Для Евреинова, который много писал о театре, царевна под покрывалом имела теоретический интерес [248] . Ревнитель наготы на сцене и символического значения обнаженного тела, Евреинов естественно тяготел к образу Саломеи, архетипичному для европейского декаданса образу женщины под покрывалом. В составленном им сборнике статей «Нагота на сцене» (1911) (об истории обнаженного тела в театре) он пишет о масках и сценических костюмах, покрывающих лицо и тело, как об источнике драматургической интриги [249] . Перефразируя Евреинова, мы могли бы сказать, что он считал слои одежды на теле источником повествования: если бы мужчина и женщина остались нагими в райском саду, рассказывать было бы не о чем; нарратив не появился бы.

248

Персонажи, напоминающие Саломею, появлялись потом в других пьесах Евреинова, например Певица в его самой успешной пьесе «В кулисах души» (1912) и Танцовщица-босоножка в пьесе «Самое главное» (1921), прототипом которой была Айседора Дункан.

249

Нагота на сцене: Иллюстрированный сборник статей / Под ред. Н. Н. Евреинова. СПб.: Новое время, 1911. С. 5.
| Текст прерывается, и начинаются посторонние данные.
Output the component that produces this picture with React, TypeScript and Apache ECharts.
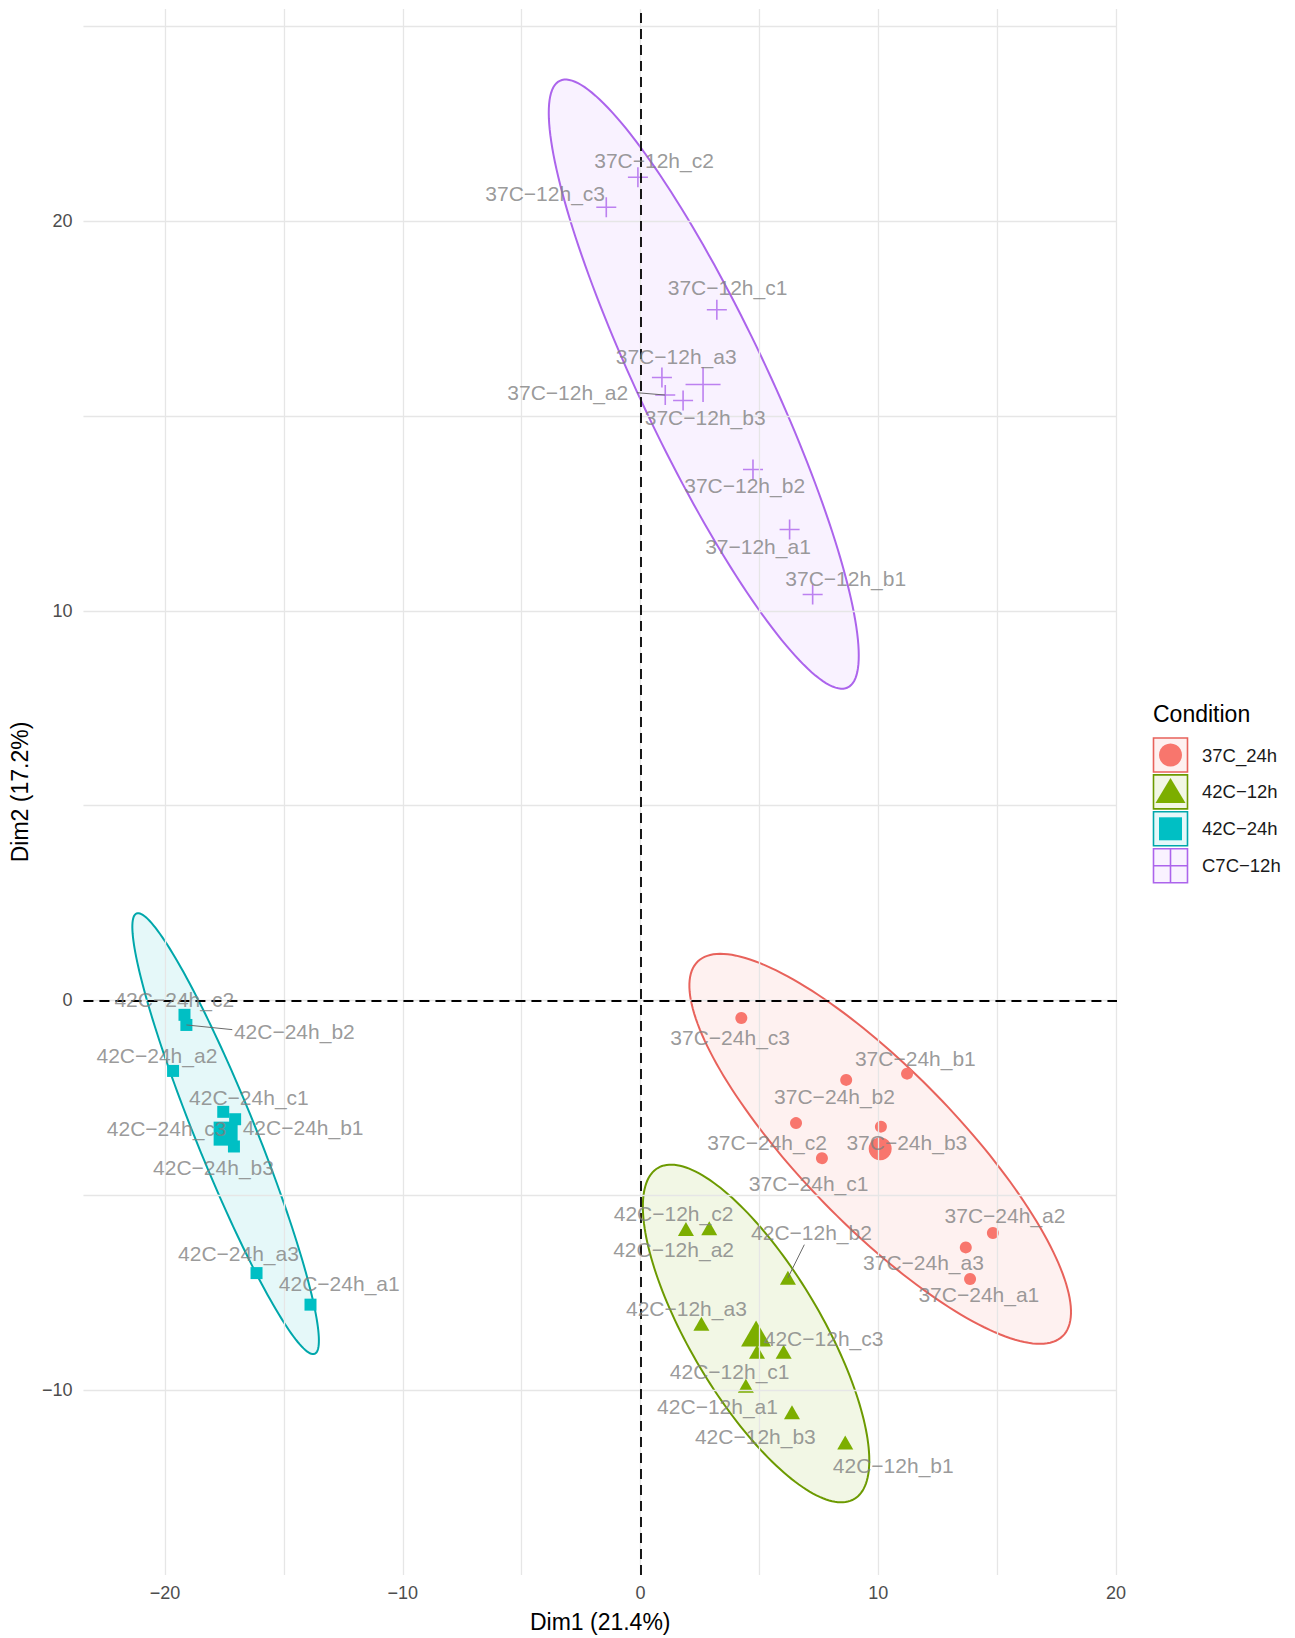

Основная идея евреиновской интерпретации эдемического мифа заключается в том, что наложение покровов отмечает начало истории, в которой слои одежды обозначают блоки исходного повествования о человечестве, излагающего историю падшей природы человека. Обряд разоблачения рассказывает в обратном порядке о том, что случилось с невинностью в эдемском саду. Приложение евреиновской интерпретации этого обряда к Саломее наводит на мысль, что ее раздевание обладает многослойным смыслом, в рамках которого власть эроса сосуществует с властью истории.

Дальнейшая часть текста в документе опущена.